Teveel reclame voor eigen huis
Op 17 januari 1984 kwam vanuit Den Haag het bericht dat minister Elco Brinkman (foto) van Welzijn, Volksgezondheid en Cultuur (WVC) sneller ging optreden tegen omroepverenigingen die op enigerlei wijze de omroepwet zouden overtreden. Het ging daarbij vooral om die omroepen die hij eerder berispt had wegens overtreding van de geldende regelgeving. Hij doelde daarbij vooral op de manier waarop er te veel reclame voor eigen huis werd gemaakt. Ook teveel reclame in sportprogramma’s was van belang.

De minister van het Christen-Democratisch Appèl (CDA). besloot daarom deze punten onder aandacht te brengen tijdens een formeel overleg met de NOS en met de vertegenwoordigers van de acht publieke omroeporganisaties die destijds actief waren. Hij benadrukte eveneens dat berisping en gesprekken over het teveel aan reclame voor het eigen huis, met onder meer de TROS-directie, niet in het gewenste effect hadden geresulteerd. In een brief aan alle omroeporganisaties liet hij echter ook weten dat niet alle omroepen gelijkwaardig schuldig waren aan overtredingen van de omroepwet.
Wat is cultuur?
Op 19 januari bleek dat de ‘Raad voor de Kunst’ een advies had uitgebracht aan de minister. Daarin werd gemeld dat de voorziene twintig procent zendtijd voor cultuur bij de publieke omroepen moest bestaan uit kunstprogramma’s. Volgens het advies legden de omroepen té gemakkelijk allerlei ontspanningsprogramma’s uit als zijnde ‘cultuur’. Daardoor kwam het Nederlandse kunstleven te weinig aan bod.
Volgens de Raad was er het vermoeden dat het nog erger zou worden door de toenemende concurrentie wegens de invoering van kabeltelevisie en de aangekondigde bezuinigingen op het omroepbudget in de daarop volgende jaren. Het adviescollege van de minister vond daarom dat het begrip ‘cultuur’ in de omroep veel concreter gedefinieerd diende te worden.

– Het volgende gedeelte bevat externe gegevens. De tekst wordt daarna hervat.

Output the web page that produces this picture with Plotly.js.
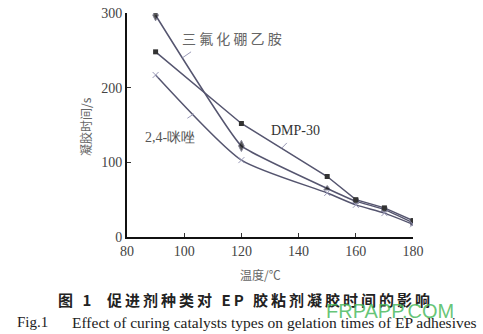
<!DOCTYPE html>
<html><head><meta charset="utf-8">
<script src="https://cdn.plot.ly/plotly-3.0.1.min.js"></script>
<style>body{margin:0;background:#fff}#c{width:483px;height:334px}</style>
</head><body><div id="c"></div>
<script>
var temps = [90, 120, 150, 160, 170, 180];
var bf3 = [297, 122, 65, 48, 37, 19];
var dmp30 = [248, 152, 81, 50, 39, 22];
var imid = [217, 103, 59, 43, 32, 17];
var xTicks = [80, 100, 120, 140, 160, 180];
var yTicks = [0, 100, 200, 300];

var lineColor = '#55556f';
var serif = 'Liberation Serif, DejaVu Serif, serif';
var cjk = 'Noto Sans CJK SC, Noto Sans, sans-serif';

// pixel -> paper helpers (plot area 127..413 x, 13..237 y)
function px(p) { return (p - 127) / 286; }
function py(p) { return (237 - p) / 224; }

var traces = [
  {x: temps, y: bf3, mode: 'lines+markers', line: {color: lineColor, width: 1.5, shape: 'spline', smoothing: 0.3},
   marker: {color: '#111', size: [8, 8, 6, 5, 5, 5], symbol: ['diamond-tall', 'diamond-tall', 'triangle-up', 'square', 'square', 'square']}},
  {x: temps, y: dmp30, mode: 'lines+markers', line: {color: lineColor, width: 1.5},
   marker: {color: '#333', size: 5, symbol: 'square'}},
  {x: temps, y: imid, mode: 'lines+markers', line: {color: lineColor, width: 1.5, shape: 'spline', smoothing: 0.6},
   marker: {color: '#9a9ab8', size: 6, symbol: 'x-thin-open', line: {color: '#9a9ab8', width: 1}}}
];

function ann(text, x, y, font, extra) {
  var a = {text: text, x: x, y: y, xref: 'paper', yref: 'paper', showarrow: false,
    xanchor: 'center', yanchor: 'middle', font: font};
  for (var k in (extra || {})) a[k] = extra[k];
  return a;
}

var capCn = '图 1  促进剂种类对 EP 胶粘剂凝胶时间的影响'.split('').join('\u2009');

var layout = {
  width: 483, height: 334,
  margin: {l: 127, r: 70, t: 13, b: 97},
  paper_bgcolor: '#fff', plot_bgcolor: '#fff',
  showlegend: false,
  xaxis: {range: [80, 180], tickvals: xTicks, ticktext: xTicks.map(String), ticks: 'inside', ticklen: 4, tickcolor: '#333',
    showline: true, linecolor: '#111', linewidth: 2, showgrid: false, zeroline: false,
    tickfont: {family: serif, size: 14, color: '#444'}},
  yaxis: {range: [0, 300], tickvals: yTicks, ticktext: yTicks.map(String), ticks: 'inside', ticklen: 4, tickcolor: '#333',
    showline: true, linecolor: '#111', linewidth: 2, showgrid: false, zeroline: false,
    tickfont: {family: serif, size: 14, color: '#444'}},
  shapes: [
    {type: 'line', x0: 102.4, y0: 248, x1: 99.4, y1: 240, line: {color: '#9a9ab8', width: 1}},
    {type: 'line', x0: 101.1, y0: 159, x1: 103.4, y1: 165, line: {color: '#9a9ab8', width: 1}},
    {type: 'line', x0: 135.9, y0: 126, x1: 134.1, y1: 119, line: {color: '#9a9ab8', width: 1}}
  ],
  annotations: [
    ann('三 氟 化 硼 乙 胺', px(232), py(38), {family: cjk, size: 14, color: '#666'}),
    ann('DMP-30', px(295), py(130), {family: serif, size: 14, color: '#333'}),
    ann('2,4-咪唑', px(170), py(137), {family: serif, size: 14, color: '#555'}),
    ann('凝胶时间/s', px(85), py(127), {family: cjk, size: 12, color: '#666'}, {textangle: -90}),
    ann('温度/℃', px(260), py(274), {family: cjk, size: 12, color: '#666'}),
    ann('<b>' + capCn + '</b>', px(244), py(299), {family: cjk, size: 15, color: '#222'}),
    ann('Fig.1', px(15), py(322), {family: serif, size: 15, color: '#222'}, {xanchor: 'left'}),
    ann('Effect of curing catalysts types on gelation times of EP adhesives', px(70), py(322), {family: serif, size: 15.5, color: '#222'}, {xanchor: 'left'}),
    ann('FRPAPP.COM', px(390), py(311), {family: 'Liberation Sans, Arial, sans-serif', size: 20, color: 'rgba(76,187,96,0.85)'})
  ]
};

Plotly.newPlot('c', traces, layout, {displayModeBar: false, staticPlot: true});
</script></body></html>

Het was zelfs de vraag of ongeveer vijf procent zendtijd op de televisie voor echte kunstprogramma’s, zoals dit in een NOS-publicatie werd genoemd, onder de nieuwe omstandigheden stand zou houden. De raad liet eveneens weten dat men het aanbod kunst en cultuur op radio en televisie, na de herstructurering van het mediabestel, nauwlettend ging opvolgen en er streng over te willen rapporteren.